The following pattern will call heartbeat every 12 minutes (if record processing is quick):

>>> next_heartbeat = arrow.now()
>>> while True:
...     record = next(stream)
...     process(record)
...     if arrow.now() > next_heartbeat:
...         next_heartbeat = arrow.now().replace(minutes=12)
...         stream.heartbeat()

Pausing and Resuming

Use Stream.token to save the current state and resume processing later:

>>> with open("/tmp/stream-token", "r" as f):
...     token = json.load(f)
...
>>> stream = engine.stream(User, token)

When reloading from a token, Bloop will automatically prune shards that have expired, and extend the state to include new shards. Any iterators that fell behind the current trim_horizon will be moved to each of their children's trim_horizons.

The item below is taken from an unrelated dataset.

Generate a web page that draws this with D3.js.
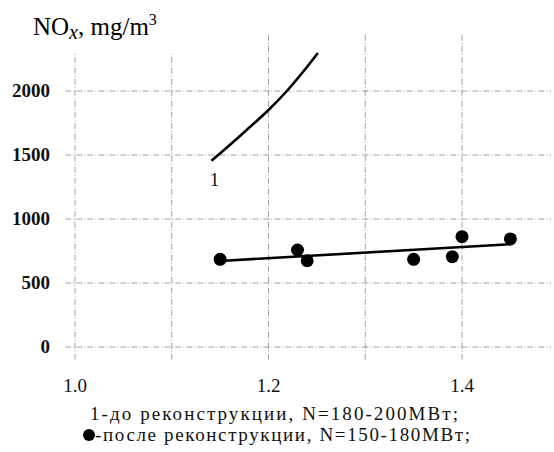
<!DOCTYPE html>
<html><head><meta charset="utf-8">
<script src="https://cdn.jsdelivr.net/npm/d3@7"></script>
<style>
html,body{margin:0;padding:0;background:#fff;}
svg{display:block;}
svg text{font-family:'Liberation Serif','Times New Roman',Times,'DejaVu Serif',serif;}
</style></head>
<body>
<svg id="chart" width="554" height="452"></svg>
<script>
// ---- data ----
const xTickValues = [1.0, 1.2, 1.4];
const xTickLabels = ["1.0", "1.2", "1.4"];
const yTickValues = [0, 500, 1000, 1500, 2000];
const yTickLabels = ["0", "500", "1000", "1500", "2000"];
const xGrid = [1.0, 1.1, 1.2, 1.3, 1.4];
const curve1X = [1.141, 1.17, 1.2, 1.219, 1.236, 1.251];
const curve1Y = [1455, 1645, 1852, 2000, 2152, 2297];
const afterX = [1.15, 1.23, 1.24, 1.35, 1.39, 1.40, 1.45];
const afterY = [685, 758, 674, 685, 705, 862, 844];
const trendX = [1.15, 1.45];
const trendY = [672, 803];
const titleParts = ["NO", "x", ", mg/m", "3"];
const curveLabel = "1";
const legendLines = ["1-до реконструкции, N=180-200МВт;", "-после реконструкции, N=150-180МВт;"];

// ---- drawing ----
const svg = d3.select("#chart");
const x = d3.scaleLinear().domain([1.0, 1.4]).range([75, 462]);
const y = d3.scaleLinear().domain([0, 2000]).range([347, 91]);

const grid = svg.append("g").attr("stroke", "#8a8a8a").attr("stroke-width", 0.8)
  .attr("stroke-dasharray", "6,2,1,2").attr("fill", "none");
grid.selectAll("line.h").data(yTickValues).join("line")
  .attr("x1", x(0.99)).attr("x2", x(1.492))
  .attr("y1", d => y(d)).attr("y2", d => y(d));
grid.selectAll("line.v").data(xGrid).join("line")
  .attr("x1", d => x(d)).attr("x2", d => x(d))
  .attr("y1", y(-100)).attr("y2", d => d < 1.15 ? y(2300) : y(2445));

// y tick labels
svg.append("g").selectAll("text").data(yTickValues).join("text")
  .attr("x", 50).attr("y", d => y(d) + 6)
  .attr("text-anchor", "end").attr("font-size", 19).attr("font-weight", "bold").attr("fill", "#111")
  .text((d, i) => yTickLabels[i]);
// x tick labels
svg.append("g").selectAll("text").data(xTickValues).join("text")
  .attr("x", d => x(d)).attr("y", 392)
  .attr("text-anchor", "middle").attr("font-size", 19).attr("fill", "#111")
  .text((d, i) => xTickLabels[i]);

// title
const t = svg.append("text").attr("x", 33).attr("y", 35).attr("font-size", 25).attr("fill", "#000");
t.append("tspan").text(titleParts[0]);
t.append("tspan").attr("font-style", "italic").attr("dy", 4).attr("font-size", 20).text(titleParts[1]);
t.append("tspan").attr("dy", -4).text(titleParts[2]);
t.append("tspan").attr("dy", -10).attr("font-size", 16).text(titleParts[3]);

// curve 1
const line = d3.line().x(d => x(d[0])).y(d => y(d[1])).curve(d3.curveCatmullRom);
svg.append("path").datum(curve1X.map((v, i) => [v, curve1Y[i]]))
  .attr("d", line).attr("fill", "none").attr("stroke", "#000").attr("stroke-width", 2.6);
svg.append("text").attr("x", x(curve1X[0]) + 3).attr("y", y(curve1Y[0]) + 25)
  .attr("text-anchor", "middle").attr("font-size", 19).attr("fill", "#111").text(curveLabel);

// trend line
svg.append("path").datum(trendX.map((v, i) => [v, trendY[i]]))
  .attr("d", d3.line().x(d => x(d[0])).y(d => y(d[1])))
  .attr("fill", "none").attr("stroke", "#000").attr("stroke-width", 2.6);

// points
svg.append("g").selectAll("circle").data(afterX.map((v, i) => [v, afterY[i]])).join("circle")
  .attr("cx", d => x(d[0])).attr("cy", d => y(d[1])).attr("r", 6.5).attr("fill", "#000");

// legend
svg.append("text").attr("x", 90).attr("y", 420).attr("font-size", 19).attr("fill", "#111")
  .attr("textLength", 368).attr("lengthAdjust", "spacing").text(legendLines[0]);
svg.append("circle").attr("cx", 89).attr("cy", 435).attr("r", 6).attr("fill", "#000");
svg.append("text").attr("x", 95).attr("y", 441).attr("font-size", 19).attr("fill", "#111")
  .attr("textLength", 375).attr("lengthAdjust", "spacing").text(legendLines[1]);
</script>
</body></html>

Here's a token from a new stream. After 8-12 hours there will be one active shard, but also a few closed shards that form the lineage of the stream.

{
    "active": [
        "shardId-00000001477207595861-d35d208d"
    ],
    "shards": [
        {
            "iterator_type": "after_sequence",
            "sequence_number": "800000000007366876936",
            "shard_id": "shardId-00000001477207595861-d35d208d"
        }
    ],
    "stream_arn": "arn:.../stream/2016-10-23T07:26:33.312"
}

Moving Around

This function takes the same position argument as Engine.stream:

# Any stream token; this one rebuilds the
# stream in its current location
>>> stream.move_to(stream.token)

# Jump back in time 2 hours
>>> stream.move_to(arrow.now().replace(hours=-2))

# Move to the oldest record in the stream
>>> stream.move_to("trim_horizon")

As noted above, moving to a specific time is very expensive.